The NAC named the 70-acre farm in the memory of George Jones, a revered Oberlin botany professor whose passion for teaching, natural history, and organic gardening inspired generations of students. Today, the farm supports a thriving community-supported agricultural enterprise managed by Aaron Englander ’06, Ben Jaffe, and a host of Oberlin students, interns, and volunteers. Getting the farm to its current level of production required the collaboration of an entire community—plants, animals, and humans. Manure from a nearby horse farm, composted leftovers from College co-ops, truckloads of leaf mulch from the city, cover crops, and the slow scratching of chickens all helped to restore the farm’s topsoil, which for years had been abused by heavy tractors, chemical fertilizers, and sheet erosion.

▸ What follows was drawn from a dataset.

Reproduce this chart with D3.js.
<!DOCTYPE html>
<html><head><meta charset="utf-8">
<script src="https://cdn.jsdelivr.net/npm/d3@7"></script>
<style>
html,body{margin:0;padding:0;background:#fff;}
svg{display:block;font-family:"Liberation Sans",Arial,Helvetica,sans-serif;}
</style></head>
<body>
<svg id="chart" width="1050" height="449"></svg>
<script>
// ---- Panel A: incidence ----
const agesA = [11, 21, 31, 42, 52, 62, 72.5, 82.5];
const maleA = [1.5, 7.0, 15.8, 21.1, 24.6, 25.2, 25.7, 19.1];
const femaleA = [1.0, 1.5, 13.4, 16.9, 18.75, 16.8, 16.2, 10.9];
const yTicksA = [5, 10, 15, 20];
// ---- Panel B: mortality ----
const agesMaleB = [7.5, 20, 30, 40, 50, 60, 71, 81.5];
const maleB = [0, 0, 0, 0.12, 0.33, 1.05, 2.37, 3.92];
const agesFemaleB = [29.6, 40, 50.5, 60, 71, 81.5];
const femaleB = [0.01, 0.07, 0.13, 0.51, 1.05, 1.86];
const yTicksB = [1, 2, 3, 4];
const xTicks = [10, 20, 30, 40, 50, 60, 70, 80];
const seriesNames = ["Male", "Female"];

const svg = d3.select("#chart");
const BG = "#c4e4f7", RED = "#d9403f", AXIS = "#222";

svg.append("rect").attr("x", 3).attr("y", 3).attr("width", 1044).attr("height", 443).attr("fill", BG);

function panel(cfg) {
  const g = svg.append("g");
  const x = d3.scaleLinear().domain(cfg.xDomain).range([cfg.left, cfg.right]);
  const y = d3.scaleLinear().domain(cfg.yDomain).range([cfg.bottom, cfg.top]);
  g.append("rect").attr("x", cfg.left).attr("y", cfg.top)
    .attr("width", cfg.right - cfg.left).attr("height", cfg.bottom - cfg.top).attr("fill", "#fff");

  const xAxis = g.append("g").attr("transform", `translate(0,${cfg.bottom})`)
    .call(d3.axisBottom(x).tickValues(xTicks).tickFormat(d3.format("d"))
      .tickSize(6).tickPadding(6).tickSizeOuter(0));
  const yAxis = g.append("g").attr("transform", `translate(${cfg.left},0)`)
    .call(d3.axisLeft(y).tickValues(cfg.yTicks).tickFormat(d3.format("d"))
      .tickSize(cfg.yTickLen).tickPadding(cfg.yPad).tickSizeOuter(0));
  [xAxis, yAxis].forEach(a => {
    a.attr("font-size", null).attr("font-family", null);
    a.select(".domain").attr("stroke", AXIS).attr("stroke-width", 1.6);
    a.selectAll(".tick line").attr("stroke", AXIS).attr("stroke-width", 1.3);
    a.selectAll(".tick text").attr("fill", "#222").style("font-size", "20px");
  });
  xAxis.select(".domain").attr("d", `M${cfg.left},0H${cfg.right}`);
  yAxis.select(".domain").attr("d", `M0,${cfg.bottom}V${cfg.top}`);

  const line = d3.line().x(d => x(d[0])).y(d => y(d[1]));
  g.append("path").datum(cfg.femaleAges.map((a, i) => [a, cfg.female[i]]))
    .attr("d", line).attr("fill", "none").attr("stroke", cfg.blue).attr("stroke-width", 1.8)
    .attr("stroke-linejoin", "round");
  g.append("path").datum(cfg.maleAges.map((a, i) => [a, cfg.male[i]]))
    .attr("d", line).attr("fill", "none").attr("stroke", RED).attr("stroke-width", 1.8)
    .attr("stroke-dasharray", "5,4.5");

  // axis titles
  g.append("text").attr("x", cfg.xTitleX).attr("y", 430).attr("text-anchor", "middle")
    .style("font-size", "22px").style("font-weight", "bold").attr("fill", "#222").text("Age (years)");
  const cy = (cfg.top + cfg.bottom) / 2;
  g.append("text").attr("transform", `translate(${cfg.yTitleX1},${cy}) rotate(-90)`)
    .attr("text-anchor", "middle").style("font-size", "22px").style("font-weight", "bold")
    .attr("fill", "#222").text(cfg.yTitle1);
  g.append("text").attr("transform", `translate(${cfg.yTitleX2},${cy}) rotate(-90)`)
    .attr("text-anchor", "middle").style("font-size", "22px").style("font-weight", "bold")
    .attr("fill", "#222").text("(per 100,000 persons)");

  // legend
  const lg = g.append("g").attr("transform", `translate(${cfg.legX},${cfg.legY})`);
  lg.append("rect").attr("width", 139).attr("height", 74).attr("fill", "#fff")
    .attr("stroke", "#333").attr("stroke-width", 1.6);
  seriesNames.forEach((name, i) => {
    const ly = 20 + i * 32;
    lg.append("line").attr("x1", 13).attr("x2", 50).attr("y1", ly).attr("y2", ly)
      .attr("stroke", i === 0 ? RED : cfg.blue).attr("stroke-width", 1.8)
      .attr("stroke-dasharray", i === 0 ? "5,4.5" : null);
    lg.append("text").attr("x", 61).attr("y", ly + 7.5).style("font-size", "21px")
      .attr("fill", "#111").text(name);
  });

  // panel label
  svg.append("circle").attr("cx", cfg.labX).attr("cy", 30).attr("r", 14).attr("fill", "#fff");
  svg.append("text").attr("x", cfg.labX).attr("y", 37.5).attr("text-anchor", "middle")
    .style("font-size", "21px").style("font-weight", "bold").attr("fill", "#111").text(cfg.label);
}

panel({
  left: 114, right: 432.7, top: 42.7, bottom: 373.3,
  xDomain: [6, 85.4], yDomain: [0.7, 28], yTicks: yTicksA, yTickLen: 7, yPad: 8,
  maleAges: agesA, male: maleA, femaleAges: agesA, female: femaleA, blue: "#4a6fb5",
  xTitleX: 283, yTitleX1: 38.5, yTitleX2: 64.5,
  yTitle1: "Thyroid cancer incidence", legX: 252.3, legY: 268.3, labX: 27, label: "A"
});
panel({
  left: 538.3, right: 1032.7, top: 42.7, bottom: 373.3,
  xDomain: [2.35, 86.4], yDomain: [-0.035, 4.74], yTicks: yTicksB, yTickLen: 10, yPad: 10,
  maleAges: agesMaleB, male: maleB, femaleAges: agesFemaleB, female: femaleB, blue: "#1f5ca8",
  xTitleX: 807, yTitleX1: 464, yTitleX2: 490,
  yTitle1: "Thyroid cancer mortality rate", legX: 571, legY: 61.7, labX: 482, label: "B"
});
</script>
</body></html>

The same collaborative process that restores topsoil can also revitalize a community. Like the barren fields that once dominated the Jones Farm, many Cleveland neighborhoods lack access to the foods needed to support a healthy diet. Working with 15 community and state partners, the NAC helped develop City Fresh, a social enterprise that trains urban residents to offer local foods in so-called "food desert" neighborhoods that lack full-service grocers.
City Fresh supplies more than 800 urban families with local food through small markets that combine nutrition education and local food distribution. The Jones Farm became one of the first such suppliers in 2005. Oberlin students worked intensively to establish the first City Fresh center in a neighborhood with a 35 percent poverty rate. The Jones Farm has also hosted several urban market-garden training workshops that teach techniques such as small-scale composting, raised-bed gardening, and organic growing.

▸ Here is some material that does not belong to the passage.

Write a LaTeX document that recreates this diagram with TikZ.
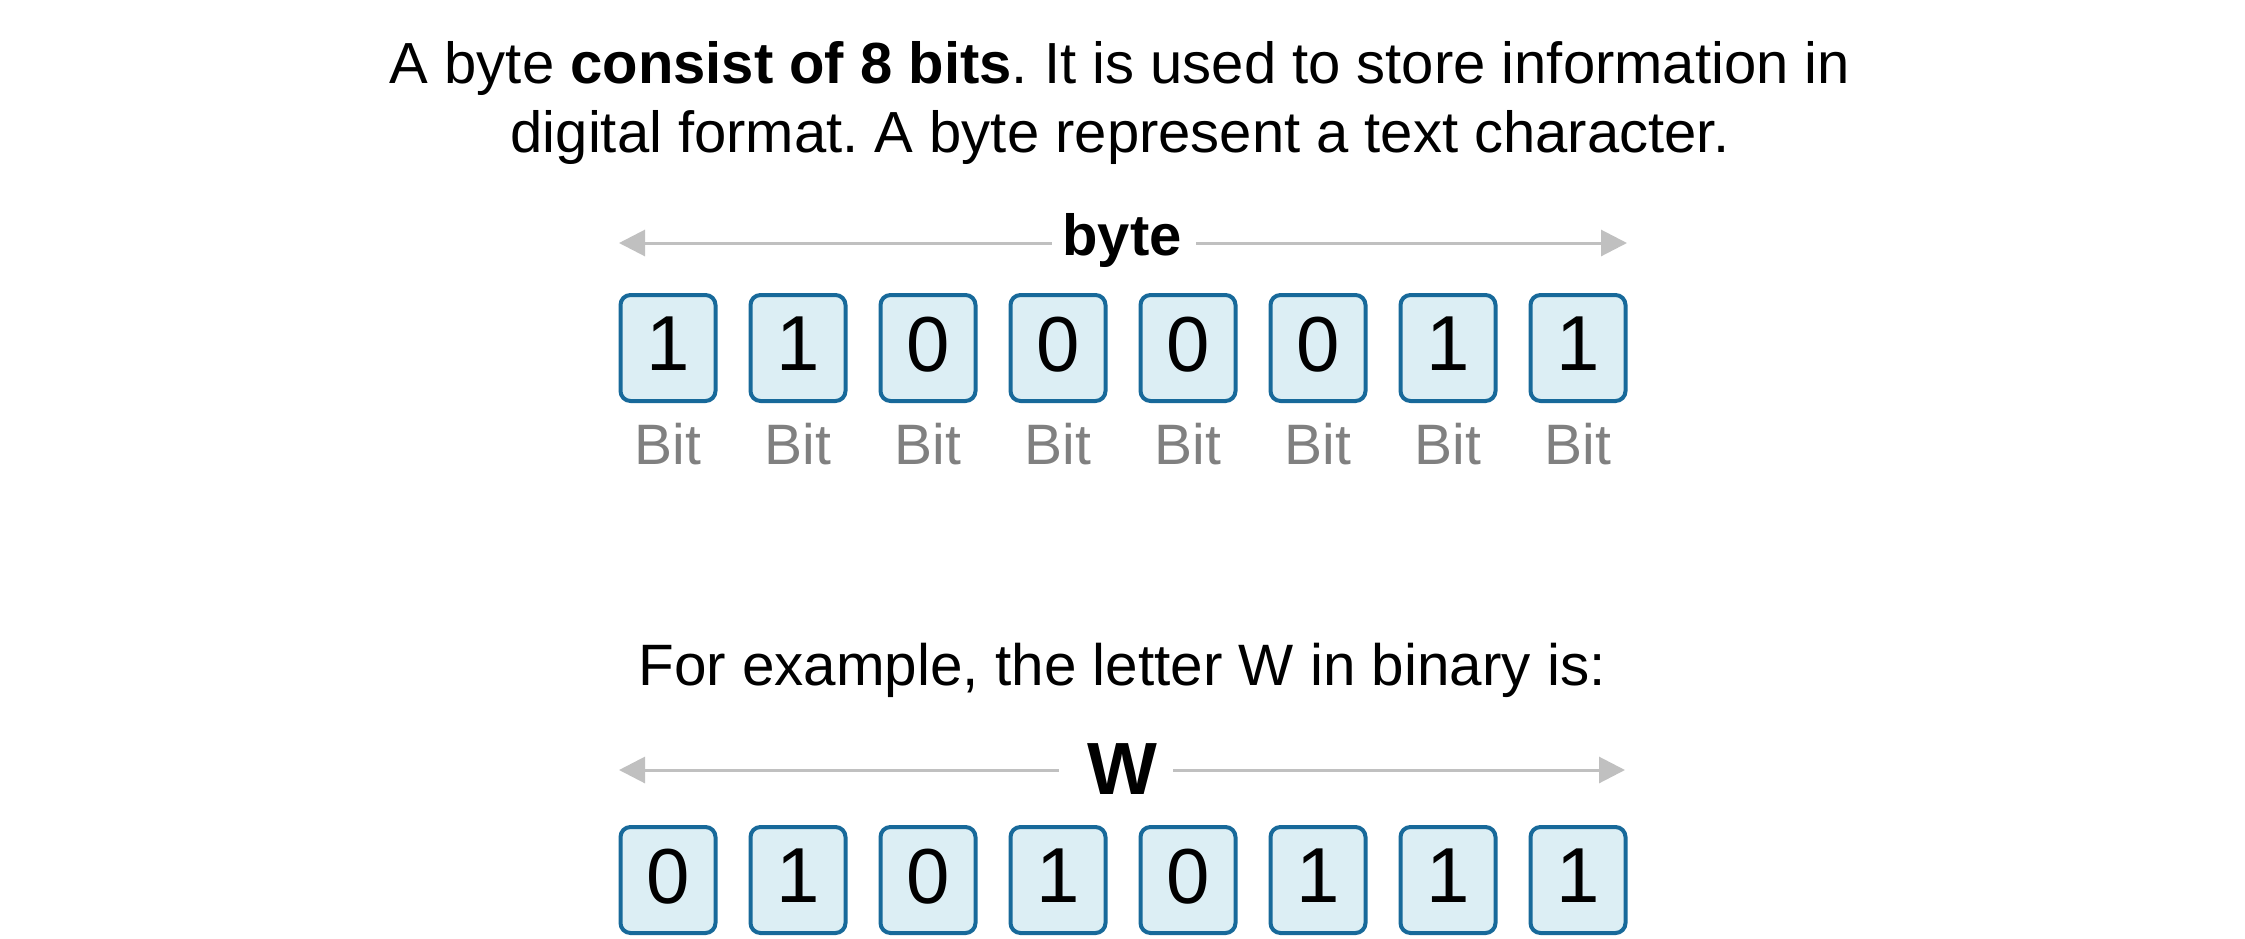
\documentclass[tikz,border=0pt]{standalone}
\usepackage{fontspec}
\setmainfont{Liberation Sans}
\usetikzlibrary{arrows.meta}
\definecolor{boxborder}{HTML}{17699A}
\definecolor{boxfill}{HTML}{DCEEF4}
\definecolor{arrowgray}{HTML}{C0C0C0}
\definecolor{bitgray}{HTML}{808080}
\frenchspacing
\begin{document}
\begin{tikzpicture}[x=0.5pt,y=-0.5pt,
  bitbox/.style={draw=boxborder, fill=boxfill, line width=2pt, rounded corners=5pt,
    minimum width=47.5pt, minimum height=53pt, inner sep=0pt, text depth=4pt,
    font=\fontsize{39}{39}\selectfont},
  bitlabel/.style={text=bitgray, inner sep=0pt, font=\fontsize{28.5}{30}\selectfont},
  span/.style={draw=arrowgray, line width=1.5pt, -{Triangle[length=13pt,width=13pt]}},
  spanlabel/.style={inner sep=0pt},
]
\useasboundingbox (0,0) rectangle (2245,938);

\node[align=center, font=\fontsize{29}{34.5}\selectfont] (title) at (1120,103)
  {A byte \textbf{consist of 8 bits}. It is used to store information in\\
   digital format. A byte represent a text character.};

\coordinate (bl) at (619,243);
\coordinate (br) at (1627,243);
\node[spanlabel, font=\bfseries\fontsize{29}{30}\selectfont] (byte) at (1122,240) {byte};
\draw[span] ([xshift=-5pt]byte.west |- bl) -- (bl);
\draw[span] ([xshift=7pt]byte.east |- br) -- (br);

\foreach \b [count=\i from 0] in {1,1,0,0,0,0,1,1} {
  \node[bitbox] (a\i) at (668+130*\i, 348) {\b};
  \node[bitlabel] (l\i) at (668+130*\i, 444) {Bit};
}

\node[font=\fontsize{29.2}{34}\selectfont] (ex) at (1122,670) {For example, the letter W in binary is:};

\coordinate (wl) at (619,770);
\coordinate (wr) at (1625,770);
\node[spanlabel, font=\bfseries\fontsize{37}{40}\selectfont] (w) at (1122,769) {W};
\draw[span] ([xshift=-14pt]w.west |- wl) -- (wl);
\draw[span] ([xshift=8pt]w.east |- wr) -- (wr);

\foreach \b [count=\i from 0] in {0,1,0,1,0,1,1,1} {
  \node[bitbox] (b\i) at (668+130*\i, 880) {\b};
}
\end{tikzpicture}
\end{document}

Oberlin College, Case Western Reserve University, and Bon Appétite (the food service vendor for both schools) pooled resources recently to purchase a diesel box truck to make food deliveries to about 18 neighborhoods in Cleveland and Lorain County. Sam Merrett ’04, who established Full Circle Fuels as a vegetable-oil service station in Oberlin, converted the truck’s engine to burn waste oil collected from dining halls and area restaurants.
The NAC has also invested more than $23,000 to launch 11 market gardens in Cleveland and Oberlin. Three were built atop blacktop, using asphalt gardening techniques. Most recently, the NAC cofounded the Cleveland/Cuyahoga County Food Policy Council to develop a new vision for regional agriculture, which includes urban farming. The council recently hosted Cuyahoga County Treasurer James Rokakis ’77, who views urban agriculture as one innovative way of dealing with the foreclosure crisis that has left more than 17,000 vacant lots in the city of Cleveland.
This work is opening up exciting new avenues for Oberlin College to connect its rich history of social and environmental activism with broader regional issues. The restoration of communities and natural ecosystems is a parallel process, one that begins with a shovelful of compost and grows in time with the help of many hands.